Don't get me wrong... my kids were great! Everything went really well. It is just a lot of work doing all the "tag-teaming" alone. It takes Ted going out of town for me to realize how much he really does. I do a lot of the "kid" stuff because quite honestly I am a control freak. But he does WAY more than I give him credit for or acknowledge until he is gone. How do I thank him for all that he does? Words are not enough...

I have two easy kids. I know I am not "single-mom material." I think that all single moms deserve more recognition for all the hardwork they do more often! They are amazing and strong! I guess I am just not that strong....

Wednesday, September 8, 2010

I am a chef... well close

I have been back at work for the last month and managed to get kids up, to daycare (with breakfast in hand-- I am not that good), been to school on time, prepared to teach, teach all day (could not be the best year of teaching for me-- tough one), come home get kids, and COOK dinner! The latter half is the big one! COOK! For those of you that know me I am no cook, never have been, never claimed to be, and the FEW attempts that I did previously were D I S A S T E R S!!! I actually made cheese enchilidas without cheese. So I was not a cook. And quite honestly I never thought I would be.

Until this past summer... I took the summer to "learn." I needed to! My hubby works late and my kids are hungry early. I had no choice... and so I ventured into the grocery store with a menu in hand and a list categorized by locations in the grocery store. Don't get me wrong, I didn't do this on my own, I did it with help--- Thanks Annie! I had a menu, a list, and a credit card. What have I got to lose?

The grocery store was VERY overwhelming! VERY! I came out with a headache and I was exhausted. No I did not take my kids with me. I had bags full of stuff, half of which I didn't know existed until my little trip. I mean what is Nam Pla? Fish sauce in case you didn't know and need to know. I was proud. I was one step closer to my domesticated godess that I longed for. I pushed a cart full of groceries for meals, not snacks, like in the past. Most importantly I had a week's worth of groceries for $70.00! Impressed? You should be! :)

My first week of cooking was a success. Ted, Hollin and Johnny (of course, Johnny- my little eating champ) loved my meals. I was happy, and again, one step closer to a domesticated godess.

I attempted it again, another week, another menu, and another grocery store trip under $70.00. It was another success. Week after week I had mainly success. Don't get me wrong I had a few meals that were utter disasters! Even Johnny didn't eat those few meals but overall I have done well.

I made it through the summer cooking. I was headed back to work and I was... let's be honest... worried. How can I work all day and cook? I know other woman do it but I am an "newbie" and not quite a domestic Godess.

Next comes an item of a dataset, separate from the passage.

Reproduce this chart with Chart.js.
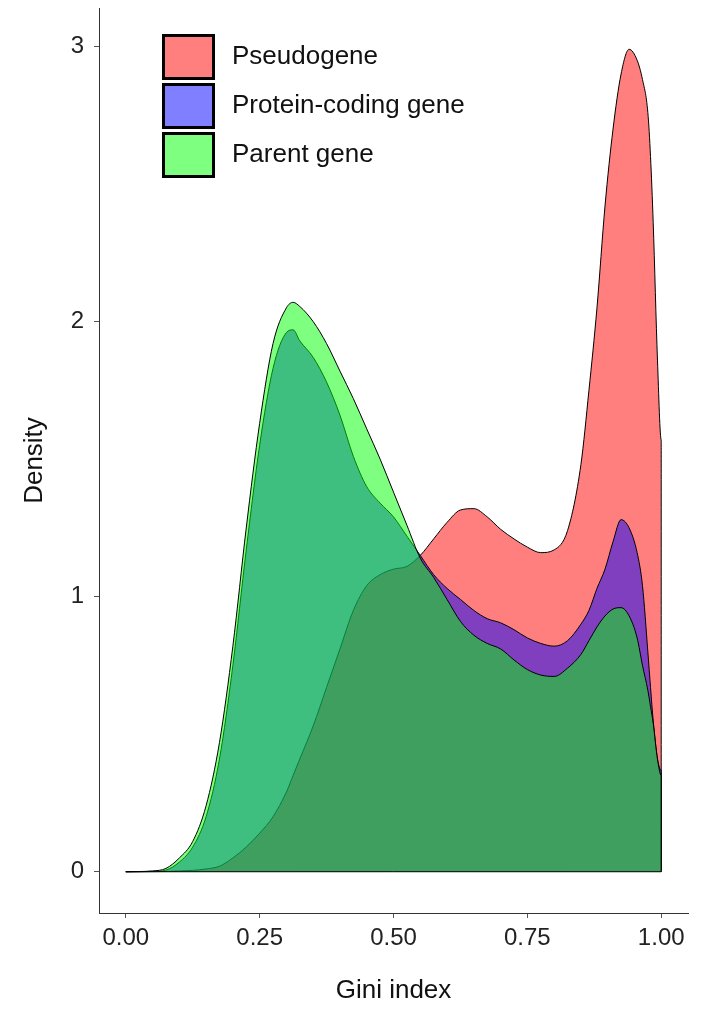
<!DOCTYPE html>
<html lang="en">
<head>
    <meta charset="UTF-8">
    <title>Gini index density</title>
    <script src="https://cdn.jsdelivr.net/npm/chart.js"></script>
    <style>
        body { margin: 0; background: #fff; }
        canvas { display: block; }
    </style>
</head>
<body>
    <canvas id="myChart" width="705" height="1009"></canvas>

    <script>
        // Gini index grid (x) and density of each group
        const gini = [0, 0.05, 0.075, 0.1, 0.125, 0.15, 0.175, 0.2, 0.225, 0.25, 0.275, 0.3, 0.3125, 0.325, 0.35, 0.375,
            0.4, 0.425, 0.45, 0.475, 0.5, 0.525, 0.55, 0.575, 0.6, 0.625, 0.65, 0.675, 0.7, 0.725, 0.75, 0.775,
            0.8, 0.825, 0.85, 0.865, 0.88, 0.895, 0.91, 0.925, 0.94, 0.955, 0.965, 0.975, 0.98, 0.985, 0.993, 1.0];

        const pseudogene = [0, 0.0005, 0.001, 0.003, 0.005, 0.01, 0.02, 0.05, 0.09, 0.14, 0.2, 0.29, 0.35, 0.41, 0.53, 0.67,
            0.81, 0.95, 1.04, 1.08, 1.10, 1.11, 1.15, 1.21, 1.27, 1.315, 1.32, 1.29, 1.245, 1.21, 1.18, 1.16,
            1.17, 1.24, 1.48, 1.75, 2.05, 2.42, 2.70, 2.90, 2.99, 2.95, 2.88, 2.76, 2.60, 2.36, 1.86, 1.57];

        const proteinCoding = [0, 0.001, 0.006, 0.035, 0.09, 0.20, 0.41, 0.75, 1.17, 1.55, 1.83, 1.96, 1.97, 1.93, 1.87, 1.78,
            1.66, 1.51, 1.40, 1.34, 1.29, 1.22, 1.15, 1.08, 1.03, 0.99, 0.95, 0.92, 0.905, 0.88, 0.85, 0.83,
            0.82, 0.84, 0.90, 0.95, 1.03, 1.10, 1.20, 1.28, 1.25, 1.16, 1.04, 0.80, 0.67, 0.55, 0.41, 0.37];

        const parentGene = [0, 0.003, 0.012, 0.05, 0.11, 0.24, 0.47, 0.82, 1.25, 1.63, 1.92, 2.05, 2.07, 2.055, 2.00, 1.92,
            1.82, 1.72, 1.61, 1.50, 1.38, 1.26, 1.14, 1.07, 0.99, 0.91, 0.86, 0.83, 0.81, 0.77, 0.735, 0.715,
            0.71, 0.74, 0.79, 0.84, 0.89, 0.93, 0.955, 0.96, 0.93, 0.85, 0.75, 0.66, 0.60, 0.54, 0.41, 0.35];

        const seriesNames = ['Pseudogene', 'Protein-coding gene', 'Parent gene'];
        const xTicks = [0, 0.25, 0.5, 0.75, 1];
        const xTickLabels = ['0.00', '0.25', '0.50', '0.75', '1.00'];
        const yTicks = [0, 1, 2, 3];

        const FONT = "'Liberation Sans', Helvetica, Arial, sans-serif";
        const fills = ['rgba(255,0,0,0.5)', 'rgba(0,0,255,0.5)', 'rgba(0,255,0,0.5)'];

        // density curve, closed down to zero at the right edge
        function curve(values) {
            const pts = gini.map((g, i) => ({x: g, y: values[i]}));
            pts.push({x: gini[gini.length - 1], y: 0});
            return pts;
        }

        const densityDataset = (label, values, color, order) => ({
            label: label,
            data: curve(values),
            backgroundColor: color,
            borderColor: '#000',
            borderWidth: 1,
            fill: 'origin',
            pointRadius: 0,
            cubicInterpolationMode: 'monotone',
            order: order
        });

        // draws legend keys inside the plot, top left
        const insideLegend = {
            id: 'insideLegend',
            afterDraw(chart) {
                const ctx = chart.ctx;
                const area = chart.chartArea;
                const left = area.left + 63;
                let top = area.top + 26;
                ctx.save();
                ctx.font = '26px ' + FONT;
                ctx.textBaseline = 'middle';
                seriesNames.forEach((name, i) => {
                    ctx.fillStyle = '#fff';
                    ctx.fillRect(left, top, 53, 46);
                    ctx.fillStyle = fills[i];
                    ctx.fillRect(left, top, 53, 46);
                    ctx.lineWidth = 3;
                    ctx.strokeStyle = '#000';
                    ctx.strokeRect(left + 1.5, top + 1.5, 50, 43);
                    ctx.fillStyle = '#111';
                    ctx.fillText(name, left + 70, top + 23);
                    top += 49;
                });
                ctx.restore();
            }
        };

        const chartCanvas = document.getElementById('myChart').getContext('2d');

        const chart = new Chart(chartCanvas, {
            type: 'line',
            data: {
                datasets: [
                    densityDataset(seriesNames[0], pseudogene, fills[0], 3),
                    densityDataset(seriesNames[1], proteinCoding, fills[1], 2),
                    densityDataset(seriesNames[2], parentGene, fills[2], 1),
                    {
                        label: 'baseline',
                        data: [{x: gini[0], y: 0}, {x: gini[gini.length - 1], y: 0}],
                        borderColor: '#000',
                        borderWidth: 1,
                        pointRadius: 0,
                        fill: false,
                        order: 0
                    }
                ]
            },
            options: {
                responsive: false,
                animation: false,
                layout: {
                    padding: {left: 0, right: 17, top: 8, bottom: 0}
                },
                plugins: {
                    legend: {display: false},
                    tooltip: {enabled: false}
                },
                scales: {
                    x: {
                        type: 'linear',
                        min: -0.05,
                        max: 1.05,
                        afterBuildTicks: scale => { scale.ticks = xTicks.map(v => ({value: v})); },
                        afterFit: scale => {
                            scale.height = 96;
                            scale.paddingLeft = 0;
                            scale.paddingRight = 0;
                        },
                        grid: {drawOnChartArea: false, tickLength: 5, tickColor: '#555'},
                        border: {display: true, color: '#333', width: 1},
                        ticks: {
                            padding: 6,
                            color: '#222',
                            font: {family: FONT, size: 24},
                            callback: (v, i) => xTickLabels[i]
                        },
                        title: {
                            display: true,
                            text: 'Gini index',
                            color: '#111',
                            font: {family: FONT, size: 26},
                            padding: {top: 0, bottom: 3}
                        }
                    },
                    y: {
                        type: 'linear',
                        min: -0.15,
                        max: 3.14,
                        afterBuildTicks: scale => { scale.ticks = yTicks.map(v => ({value: v})); },
                        afterFit: scale => {
                            scale.width = 99;
                            scale.paddingTop = 0;
                            scale.paddingBottom = 0;
                        },
                        grid: {drawOnChartArea: false, tickLength: 5, tickColor: '#555'},
                        border: {display: true, color: '#333', width: 1},
                        ticks: {
                            padding: 10,
                            color: '#222',
                            font: {family: FONT, size: 24}
                        },
                        title: {
                            display: true,
                            text: 'Density',
                            color: '#111',
                            font: {family: FONT, size: 26},
                            padding: {top: 19, bottom: 0}
                        }
                    }
                }
            },
            plugins: [insideLegend]
        });
    </script>
</body>
</html>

I am proud to say.. I have done it! For FOUR WEEKS! I am cooking and my kids are eating, we are well fed. I am now a chef... domestic Godess, not quite (I am writing this with my laundry room full of clothes-- a prerequisite for the Godess title). Who knew? I am proud, and happy! It is great. I feel like I am true mom!

I have to admit that people at school are still having a hard time grasping the fact that I am cooking and I can talk about cooking "stuff." It is fun to see their faces and hear them tell me how proud they are of me.

One other side note, I got my hot little hands on a Pampered Chef catalog and I picked many things I want... again, who knew? (A few years ago I went to a Pampered Chef party and had NO idea what ANY thing was, let alone used for).